GOAL:
Copy each line in which the string "with" occurs.
Begin
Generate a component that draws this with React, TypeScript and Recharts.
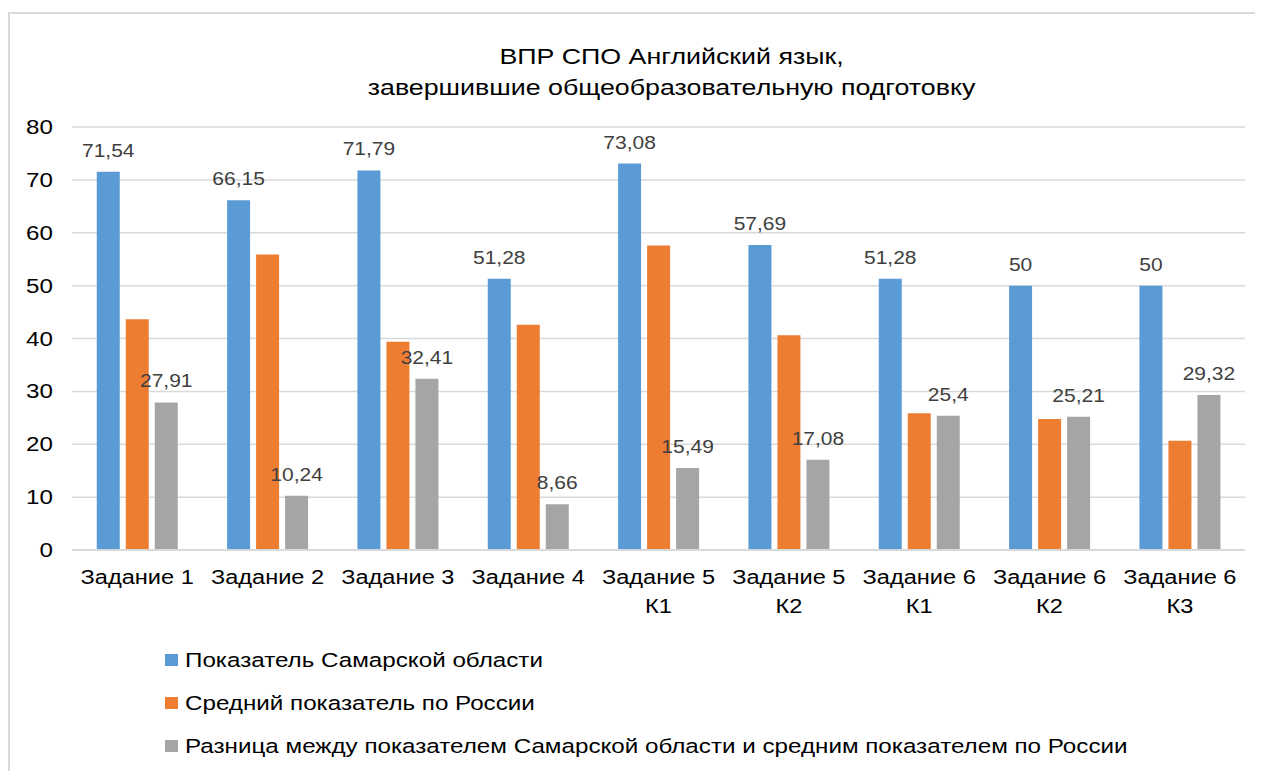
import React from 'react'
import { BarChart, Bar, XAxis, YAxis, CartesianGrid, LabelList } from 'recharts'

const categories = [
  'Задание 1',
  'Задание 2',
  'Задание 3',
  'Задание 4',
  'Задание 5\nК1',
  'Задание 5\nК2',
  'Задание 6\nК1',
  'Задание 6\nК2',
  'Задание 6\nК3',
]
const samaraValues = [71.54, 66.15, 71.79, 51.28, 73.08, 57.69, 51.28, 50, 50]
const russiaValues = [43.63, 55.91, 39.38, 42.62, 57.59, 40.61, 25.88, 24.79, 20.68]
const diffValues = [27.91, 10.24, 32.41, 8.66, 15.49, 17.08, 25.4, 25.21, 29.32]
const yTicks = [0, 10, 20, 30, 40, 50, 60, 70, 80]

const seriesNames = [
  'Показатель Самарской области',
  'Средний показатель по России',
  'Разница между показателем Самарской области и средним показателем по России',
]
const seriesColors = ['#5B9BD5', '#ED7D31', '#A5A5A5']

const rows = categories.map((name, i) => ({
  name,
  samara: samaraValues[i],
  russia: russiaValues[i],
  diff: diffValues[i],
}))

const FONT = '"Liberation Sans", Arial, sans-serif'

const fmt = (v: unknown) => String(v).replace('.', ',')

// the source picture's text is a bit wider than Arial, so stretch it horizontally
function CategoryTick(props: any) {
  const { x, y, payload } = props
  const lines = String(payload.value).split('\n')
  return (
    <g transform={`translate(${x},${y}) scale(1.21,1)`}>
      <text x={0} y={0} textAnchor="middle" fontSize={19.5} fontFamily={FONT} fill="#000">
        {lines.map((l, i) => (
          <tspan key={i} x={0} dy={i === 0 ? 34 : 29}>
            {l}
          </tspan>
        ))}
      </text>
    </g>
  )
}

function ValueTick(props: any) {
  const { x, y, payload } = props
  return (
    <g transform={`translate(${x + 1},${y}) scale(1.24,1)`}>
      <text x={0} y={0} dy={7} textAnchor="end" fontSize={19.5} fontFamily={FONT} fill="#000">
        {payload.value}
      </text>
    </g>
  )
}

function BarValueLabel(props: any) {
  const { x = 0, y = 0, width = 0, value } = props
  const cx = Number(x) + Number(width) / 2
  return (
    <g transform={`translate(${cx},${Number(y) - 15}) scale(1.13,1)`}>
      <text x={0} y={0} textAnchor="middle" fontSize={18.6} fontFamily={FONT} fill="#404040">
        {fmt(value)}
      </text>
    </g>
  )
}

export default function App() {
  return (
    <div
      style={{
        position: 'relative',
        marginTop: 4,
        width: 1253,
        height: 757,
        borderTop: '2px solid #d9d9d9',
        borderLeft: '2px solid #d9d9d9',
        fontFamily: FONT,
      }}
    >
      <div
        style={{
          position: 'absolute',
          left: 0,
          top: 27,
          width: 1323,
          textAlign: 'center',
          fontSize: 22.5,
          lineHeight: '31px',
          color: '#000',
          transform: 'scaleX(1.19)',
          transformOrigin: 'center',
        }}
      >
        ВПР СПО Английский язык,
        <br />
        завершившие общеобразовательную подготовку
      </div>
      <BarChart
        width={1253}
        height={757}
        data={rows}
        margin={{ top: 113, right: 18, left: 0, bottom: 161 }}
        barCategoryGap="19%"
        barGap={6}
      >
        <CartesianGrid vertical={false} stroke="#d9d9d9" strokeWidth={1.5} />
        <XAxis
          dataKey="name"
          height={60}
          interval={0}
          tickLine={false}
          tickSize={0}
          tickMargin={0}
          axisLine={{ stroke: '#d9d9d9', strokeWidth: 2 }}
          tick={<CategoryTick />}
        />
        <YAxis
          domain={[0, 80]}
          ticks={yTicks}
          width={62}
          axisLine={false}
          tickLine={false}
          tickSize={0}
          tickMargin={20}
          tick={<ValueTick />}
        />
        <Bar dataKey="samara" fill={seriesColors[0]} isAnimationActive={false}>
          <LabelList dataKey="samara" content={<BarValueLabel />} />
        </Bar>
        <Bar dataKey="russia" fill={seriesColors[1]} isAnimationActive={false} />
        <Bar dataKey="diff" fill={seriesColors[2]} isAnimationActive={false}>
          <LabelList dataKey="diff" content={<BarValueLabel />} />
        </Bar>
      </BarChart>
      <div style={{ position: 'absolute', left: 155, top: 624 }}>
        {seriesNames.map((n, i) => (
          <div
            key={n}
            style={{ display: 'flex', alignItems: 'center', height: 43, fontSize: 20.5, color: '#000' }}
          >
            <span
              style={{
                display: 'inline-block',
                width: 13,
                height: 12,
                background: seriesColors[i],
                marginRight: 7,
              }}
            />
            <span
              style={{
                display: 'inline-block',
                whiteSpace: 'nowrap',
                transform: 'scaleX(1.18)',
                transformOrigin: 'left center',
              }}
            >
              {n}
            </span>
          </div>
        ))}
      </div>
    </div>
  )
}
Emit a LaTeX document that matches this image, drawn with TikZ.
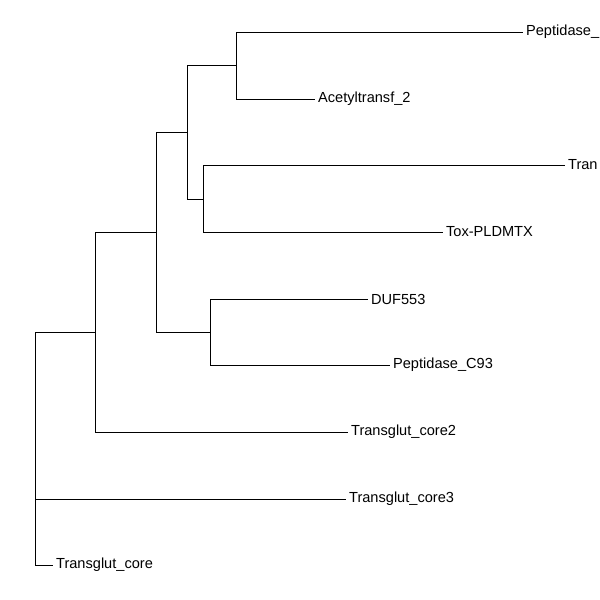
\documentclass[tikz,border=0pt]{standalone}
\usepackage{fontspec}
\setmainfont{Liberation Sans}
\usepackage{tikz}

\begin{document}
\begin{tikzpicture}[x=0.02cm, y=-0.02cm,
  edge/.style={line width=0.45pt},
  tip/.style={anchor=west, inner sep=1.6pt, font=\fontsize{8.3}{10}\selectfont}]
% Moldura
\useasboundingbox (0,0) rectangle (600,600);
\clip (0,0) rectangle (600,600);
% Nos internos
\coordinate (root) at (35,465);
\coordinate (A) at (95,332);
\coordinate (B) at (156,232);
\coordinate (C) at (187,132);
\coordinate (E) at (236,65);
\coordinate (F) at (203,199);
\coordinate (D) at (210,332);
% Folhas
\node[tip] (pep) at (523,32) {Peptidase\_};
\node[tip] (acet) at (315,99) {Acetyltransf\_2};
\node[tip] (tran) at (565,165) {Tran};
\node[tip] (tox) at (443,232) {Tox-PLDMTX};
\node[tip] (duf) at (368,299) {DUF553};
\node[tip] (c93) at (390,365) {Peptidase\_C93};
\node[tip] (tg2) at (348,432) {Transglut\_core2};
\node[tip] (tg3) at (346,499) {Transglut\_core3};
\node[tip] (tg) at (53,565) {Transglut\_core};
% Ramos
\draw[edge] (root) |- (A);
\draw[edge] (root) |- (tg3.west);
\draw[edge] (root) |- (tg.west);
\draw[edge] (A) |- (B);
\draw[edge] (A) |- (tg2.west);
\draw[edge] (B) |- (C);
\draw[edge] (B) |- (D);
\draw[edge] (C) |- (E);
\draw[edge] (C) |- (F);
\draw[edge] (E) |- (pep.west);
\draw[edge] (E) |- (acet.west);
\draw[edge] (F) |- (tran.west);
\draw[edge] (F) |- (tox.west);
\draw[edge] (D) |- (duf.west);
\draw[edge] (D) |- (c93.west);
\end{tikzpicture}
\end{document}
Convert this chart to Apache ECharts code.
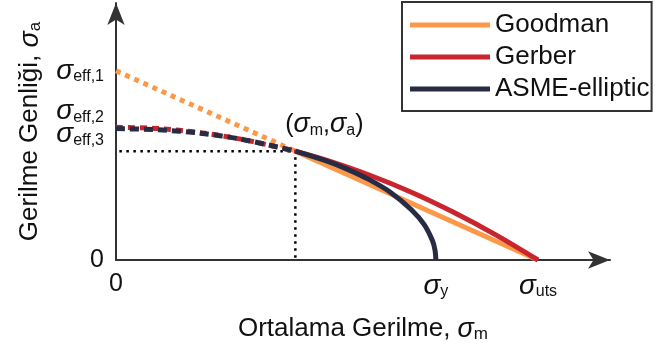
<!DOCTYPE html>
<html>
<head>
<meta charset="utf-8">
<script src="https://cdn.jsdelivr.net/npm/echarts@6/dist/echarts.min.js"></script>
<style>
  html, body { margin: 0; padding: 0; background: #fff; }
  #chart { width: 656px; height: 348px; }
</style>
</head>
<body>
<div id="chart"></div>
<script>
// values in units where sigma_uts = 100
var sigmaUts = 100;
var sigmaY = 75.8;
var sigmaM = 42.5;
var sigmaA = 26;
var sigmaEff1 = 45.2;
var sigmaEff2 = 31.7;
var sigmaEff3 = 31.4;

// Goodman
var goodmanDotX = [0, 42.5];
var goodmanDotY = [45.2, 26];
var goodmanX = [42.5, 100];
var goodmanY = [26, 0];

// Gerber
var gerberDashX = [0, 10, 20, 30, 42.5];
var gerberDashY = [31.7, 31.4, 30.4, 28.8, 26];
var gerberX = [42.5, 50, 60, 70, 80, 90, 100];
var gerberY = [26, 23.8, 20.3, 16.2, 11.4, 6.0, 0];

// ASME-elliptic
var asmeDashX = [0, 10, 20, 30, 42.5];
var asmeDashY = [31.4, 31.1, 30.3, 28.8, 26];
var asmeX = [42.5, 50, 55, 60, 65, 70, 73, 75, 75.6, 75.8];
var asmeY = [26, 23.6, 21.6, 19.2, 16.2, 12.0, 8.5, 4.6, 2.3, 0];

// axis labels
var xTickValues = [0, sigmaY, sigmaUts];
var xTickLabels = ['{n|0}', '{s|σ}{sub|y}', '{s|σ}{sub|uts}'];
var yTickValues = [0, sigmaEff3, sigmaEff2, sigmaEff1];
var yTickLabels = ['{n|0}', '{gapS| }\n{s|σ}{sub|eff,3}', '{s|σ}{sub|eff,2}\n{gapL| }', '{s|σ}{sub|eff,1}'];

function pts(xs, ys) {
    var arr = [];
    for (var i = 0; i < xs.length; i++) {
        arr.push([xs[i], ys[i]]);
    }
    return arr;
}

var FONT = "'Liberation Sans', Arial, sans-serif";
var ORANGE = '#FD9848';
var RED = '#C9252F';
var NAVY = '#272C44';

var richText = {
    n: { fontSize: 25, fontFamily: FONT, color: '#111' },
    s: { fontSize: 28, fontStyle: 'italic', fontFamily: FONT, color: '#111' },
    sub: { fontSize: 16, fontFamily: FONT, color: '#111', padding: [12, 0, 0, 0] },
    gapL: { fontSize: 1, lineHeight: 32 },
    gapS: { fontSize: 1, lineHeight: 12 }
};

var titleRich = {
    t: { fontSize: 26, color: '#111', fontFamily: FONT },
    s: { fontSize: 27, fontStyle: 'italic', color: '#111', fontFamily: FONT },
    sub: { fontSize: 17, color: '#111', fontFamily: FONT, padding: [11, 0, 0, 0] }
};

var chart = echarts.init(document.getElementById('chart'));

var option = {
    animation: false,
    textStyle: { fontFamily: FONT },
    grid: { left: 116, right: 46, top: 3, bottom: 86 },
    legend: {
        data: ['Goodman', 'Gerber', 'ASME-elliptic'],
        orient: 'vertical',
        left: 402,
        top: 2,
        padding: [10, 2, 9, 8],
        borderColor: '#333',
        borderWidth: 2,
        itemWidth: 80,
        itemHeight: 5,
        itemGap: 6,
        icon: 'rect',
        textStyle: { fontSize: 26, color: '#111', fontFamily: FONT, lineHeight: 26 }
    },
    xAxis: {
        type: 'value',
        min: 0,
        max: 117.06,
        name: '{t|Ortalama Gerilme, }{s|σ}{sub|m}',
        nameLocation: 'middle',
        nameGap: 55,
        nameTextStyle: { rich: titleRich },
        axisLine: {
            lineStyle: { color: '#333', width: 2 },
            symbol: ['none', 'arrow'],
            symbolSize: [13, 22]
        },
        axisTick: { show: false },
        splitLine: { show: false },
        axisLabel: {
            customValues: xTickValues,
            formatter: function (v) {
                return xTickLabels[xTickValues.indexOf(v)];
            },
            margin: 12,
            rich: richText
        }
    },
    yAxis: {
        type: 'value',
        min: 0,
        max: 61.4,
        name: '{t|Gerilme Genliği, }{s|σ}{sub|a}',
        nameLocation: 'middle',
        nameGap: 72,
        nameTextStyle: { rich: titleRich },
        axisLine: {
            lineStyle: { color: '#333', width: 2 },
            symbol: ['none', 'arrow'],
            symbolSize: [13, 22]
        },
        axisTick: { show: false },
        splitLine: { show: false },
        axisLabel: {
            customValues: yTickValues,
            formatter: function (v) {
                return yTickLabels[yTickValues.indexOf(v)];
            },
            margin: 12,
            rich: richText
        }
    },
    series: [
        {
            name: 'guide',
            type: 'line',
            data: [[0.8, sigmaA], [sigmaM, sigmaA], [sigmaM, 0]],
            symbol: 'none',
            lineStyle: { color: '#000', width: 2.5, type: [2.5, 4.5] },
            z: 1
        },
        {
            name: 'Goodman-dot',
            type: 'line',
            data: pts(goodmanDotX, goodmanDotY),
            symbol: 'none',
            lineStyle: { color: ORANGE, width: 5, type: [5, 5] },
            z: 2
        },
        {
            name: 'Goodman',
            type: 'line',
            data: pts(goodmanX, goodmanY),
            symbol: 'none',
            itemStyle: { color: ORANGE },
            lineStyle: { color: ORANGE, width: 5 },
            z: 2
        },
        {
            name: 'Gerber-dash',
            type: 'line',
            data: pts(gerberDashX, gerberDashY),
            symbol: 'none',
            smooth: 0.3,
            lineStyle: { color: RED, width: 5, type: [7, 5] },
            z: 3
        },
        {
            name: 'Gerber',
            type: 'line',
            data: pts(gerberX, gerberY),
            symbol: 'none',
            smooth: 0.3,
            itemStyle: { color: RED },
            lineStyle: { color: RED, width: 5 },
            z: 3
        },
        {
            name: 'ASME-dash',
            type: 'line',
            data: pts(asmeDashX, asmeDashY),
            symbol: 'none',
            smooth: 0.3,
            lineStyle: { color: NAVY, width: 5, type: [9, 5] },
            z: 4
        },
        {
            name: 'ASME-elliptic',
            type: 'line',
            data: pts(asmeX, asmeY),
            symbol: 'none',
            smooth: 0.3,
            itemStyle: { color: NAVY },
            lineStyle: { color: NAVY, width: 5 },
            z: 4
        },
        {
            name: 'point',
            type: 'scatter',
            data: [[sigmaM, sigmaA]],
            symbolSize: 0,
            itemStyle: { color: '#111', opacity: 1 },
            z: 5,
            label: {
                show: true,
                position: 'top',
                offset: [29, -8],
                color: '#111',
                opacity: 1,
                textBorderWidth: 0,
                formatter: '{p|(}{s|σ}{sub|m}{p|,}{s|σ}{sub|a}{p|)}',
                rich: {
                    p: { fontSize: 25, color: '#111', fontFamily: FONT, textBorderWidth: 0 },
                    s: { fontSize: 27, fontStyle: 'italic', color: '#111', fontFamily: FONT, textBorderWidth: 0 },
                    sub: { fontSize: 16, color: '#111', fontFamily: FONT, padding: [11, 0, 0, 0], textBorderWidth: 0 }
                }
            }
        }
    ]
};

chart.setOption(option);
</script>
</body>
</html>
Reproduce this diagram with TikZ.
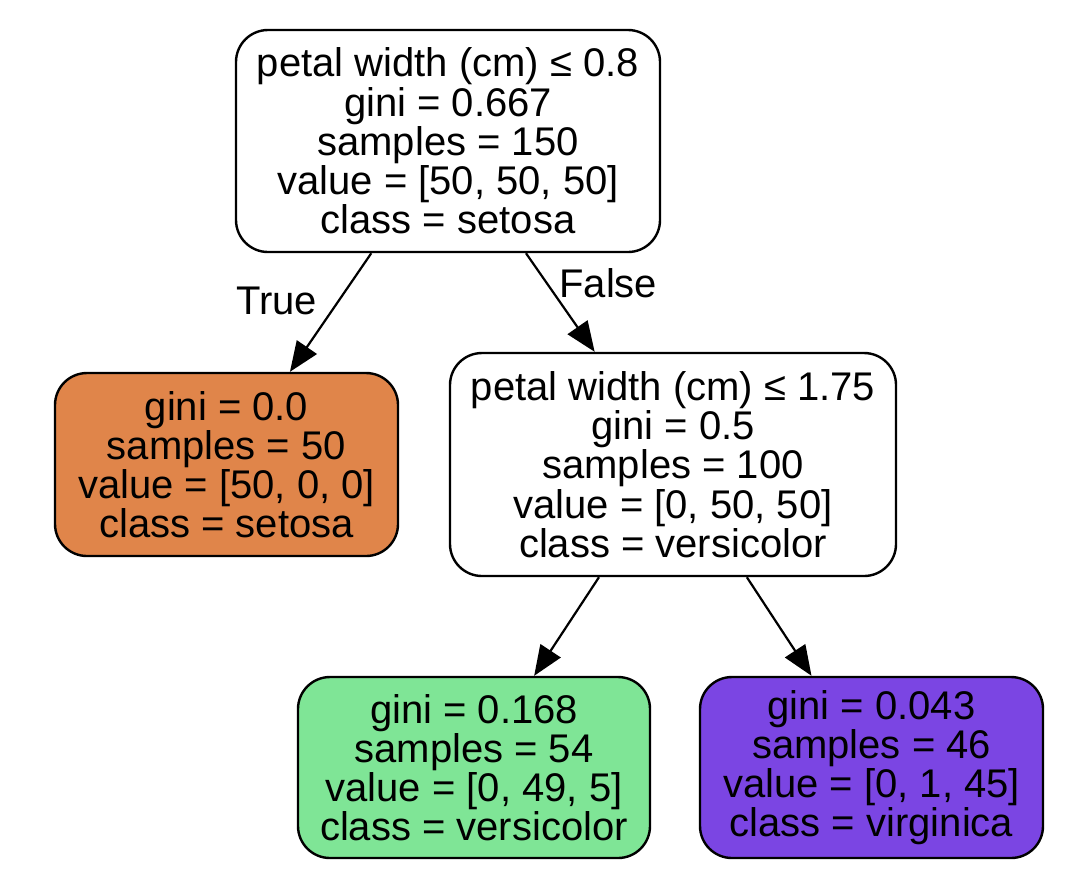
End
CORRECT RESULT:
Generate a component that draws this with React, TypeScript and Recharts.
Emit a LaTeX document that matches this image, drawn with TikZ.
Reproduce this diagram with TikZ.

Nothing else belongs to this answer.